# CuBox-i replacing Raspberry Pi for my media



## jimbodude (Jul 26, 2011)

Following up from a very old thread on using XBMC on RPi: http://www.hometheatershack.com/forums/computers-htpc-media-servers/62902-raspberry-pi-xbmc.html

The RPi solution had a few major problems:

Playback on high bitrate video (uncompressed BluRay quality) stutters badly
No support for decoding lossless audio codecs
Significant and frequent stutters when doing passthrough on lossless audio codecs
Metadata loading is terribly slow
Menus are sluggish at best
The form factor of the RPi isn't conducive to putting in your AV cabinet
No built in IR, requires extra knowledge and significant time to make work

I've been able to address almost all of these by upgrading the hardware to a CuBox-i4Pro. I'm sure the less expensive ones could also be used successfully, maybe with some performance tradeoffs.

http://www.solid-run.com/products/cubox-i-mini-computer/cubox-i-specifications/

The only major problem with the CuBox is that it outputs RGB full range (0-255) over HDMI, where most components expect to be seeing the RGB limited range (16-235). The result of sending full range to a device that is expecting limited range is a loss of clarity in the dark and bright areas. Effectively the picture looks too dark (can't see details in shadows) or blown out (no detail in bright areas). The effect of sending limited range to something that is expecting full range is an overly bright image (seeing light where there should be black). So it is pretty important to match them.

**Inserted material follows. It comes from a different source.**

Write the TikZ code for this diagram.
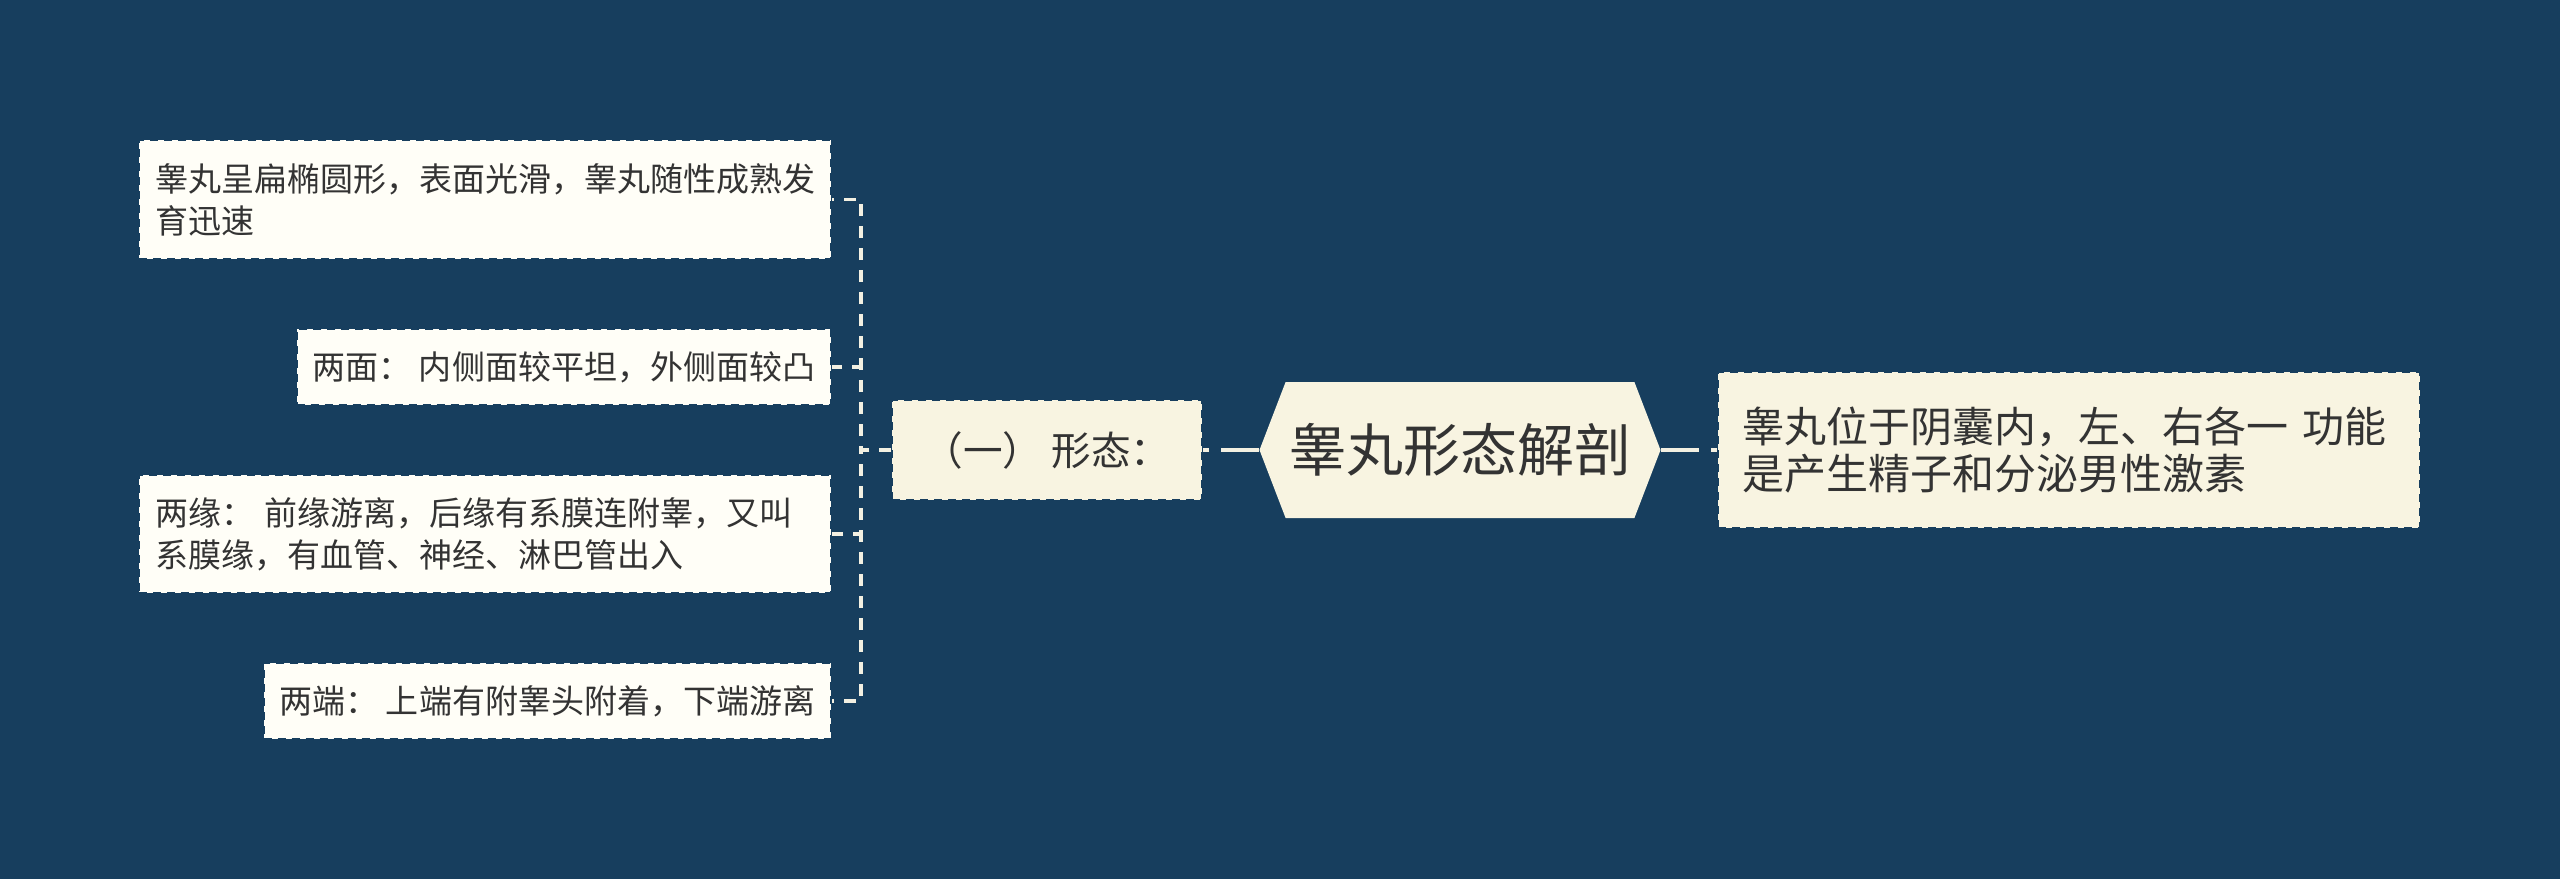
\documentclass[tikz,border=0pt]{standalone}
\usepackage{fontspec}
\newfontfamily\cjkfont{Noto Sans CJK SC}
\usepackage{xcolor}
\usetikzlibrary{shapes.symbols,positioning}
\definecolor{bgblue}{HTML}{173E5E}
\definecolor{cream}{HTML}{F8F4E1}
\definecolor{leafwhite}{HTML}{FFFEF7}
\definecolor{inkgray}{HTML}{333333}
\definecolor{linecream}{HTML}{F3F0E2}

\begin{document}
\begin{tikzpicture}[x=0.5pt,y=-0.5pt,
    leaf/.style={draw=bgblue, dash pattern=on 4pt off 3pt, line width=1pt, fill=leafwhite, text=inkgray,
        font=\cjkfont\fontsize{16.5}{21}\selectfont, align=left, inner xsep=8pt, inner ysep=0pt, anchor=east},
    wideleaf/.style={leaf, text width=330pt},
    branch/.style={draw=bgblue, dash pattern=on 4pt off 3pt, line width=1pt, fill=cream, text=inkgray, align=left, inner ysep=0pt},
    root/.style={signal, signal to=west and east, signal pointer angle=138, fill=cream, text=inkgray,
        font=\cjkfont\fontsize{28.5}{34}\selectfont, minimum width=200.5pt, minimum height=68pt, inner sep=0pt},
    link/.style={draw=linecream, line width=1.6pt, dash pattern=on 6pt off 5pt},
    trunk/.style={draw=linecream, line width=2pt, dash pattern=on 19pt off 6pt}]

    \fill[bgblue] (0,0) rectangle (2560,879);

    \node[root] (hub) at (1460,450) {睾丸形态解剖};
    \node[branch, font=\cjkfont\fontsize{19.8}{23}\selectfont, minimum width=155pt, minimum height=50pt] (form) at (1047,450) {（一） 形态：};
    \node[branch, font=\cjkfont\fontsize{21}{23.3}\selectfont, text width=327pt, inner xsep=12pt, minimum height=78pt] (site) at (2069,450) {睾丸位于阴囊内，左、右各一 功能\\是产生精子和分泌男性激素};

    \node[wideleaf, minimum height=59.5pt] (shape) at (832,199.5) {睾丸呈扁椭圆形，表面光滑，睾丸随性成熟发\\育迅速};
    \node[leaf, minimum height=38pt] (faces) at (832,367) {两面： 内侧面较平坦，外侧面较凸};
    \node[wideleaf, minimum height=59pt] (edges) at (832,534) {两缘： 前缘游离，后缘有系膜连附睾，又叫\\系膜缘，有血管、神经、淋巴管出入};
    \node[leaf, minimum height=38pt] (ends) at (832,701) {两端： 上端有附睾头附着，下端游离};

    \draw[trunk] (hub.west) -- (form.east);
    \draw[trunk] (hub.east) -- (site.west);
    \foreach \leafname in {shape,faces,edges,ends}
        \draw[link] (form.west) -- ++(-30,0) |- (\leafname.east);
\end{tikzpicture}
\end{document}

I have not been able to find a solution to the RGB range problem, so I have to set my projector to full range when I use that device, and back to limited when I'm done.

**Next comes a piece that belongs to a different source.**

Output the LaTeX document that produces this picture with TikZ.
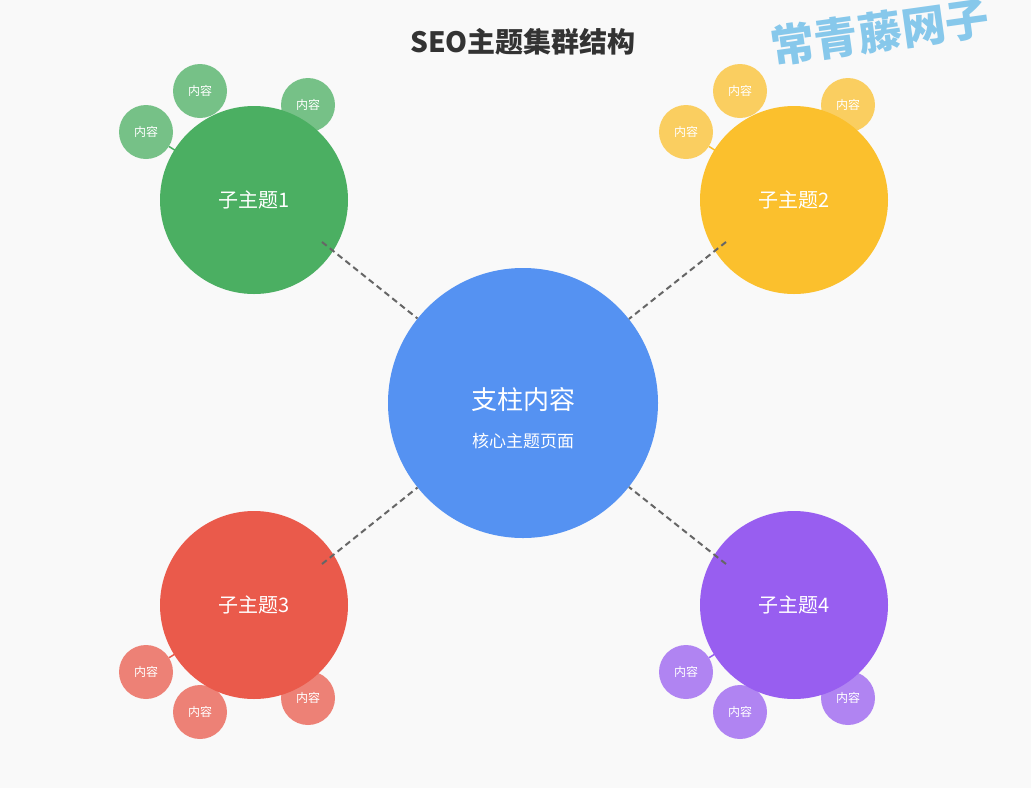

I also sometimes have some very brief stuttering when using passthrough on lossless audio codecs. I don't know what the cause is yet, so I've been using the normal lossy audio for now.

Other than that, it works really well. I dropped in a version of OpenELEC, set my harmony remote to use the Microsoft Media Center codes, and everything worked pretty much out of the box after some on-screen configuration.

Installation info: http://www.solid-run.com/wiki/OpenELEC I used the manual install method. The OpenELEC forms have more information. http://openelec.tv/forum/125-solidrun-cubox-i


----------